Designed MoSe2 modified multi-layer hollow carbon fiber composite material achieves tunable electromagnetic wave absorption in the X and Ku bands

Abstract

As a substitute for graphene-based carbon materials, carbon fiber (CF) based absorbing materials have enormous application prospects. Effective improvements have been made in solving the problems of heavy quality and complex preparation processes of ordinary absorbing materials.

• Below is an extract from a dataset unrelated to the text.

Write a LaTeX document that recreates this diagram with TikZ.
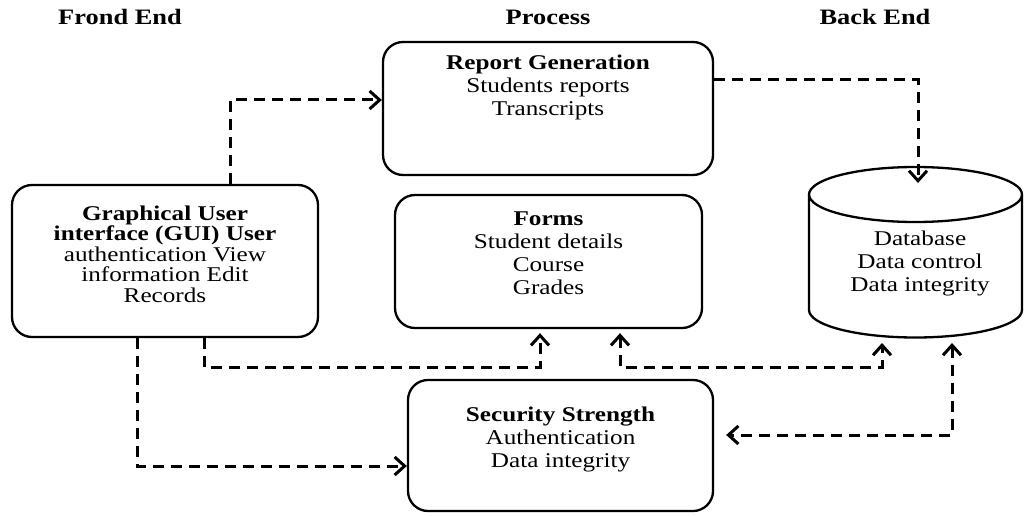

In order to obtain a flexible thin fiber membrane absorbing material with good stability and excellent performance, we prepared a multi-layer hollow carbon sphere/CF@MoSe2 with carbon fiber as the matrix, and controlled the microstructure through hollow carbon shell and MoSe2, and introduced transition metal chalcogenides to coordinate electromagnetic parameters. As a result, the hollow carbon sphere/CF@MoSe2 flexible composite film achieved a minimum reflection loss (RLmin) of −47.98 dB at a thickness of 2.5 mm, and an effective bandwidth (EAB) of 8.1 GHz at a thickness of 2.7 mm. The RLmin of the hollow carbon ball/CF composite film reached −45 dB at a thickness of 2.6 mm, and the EAB reached 3.2 GHz. The theoretical characterization results jointly prove the reason for the improved performance, and this study provides an experimental basis for a more in-depth exploration of the birth of new absorbing materials.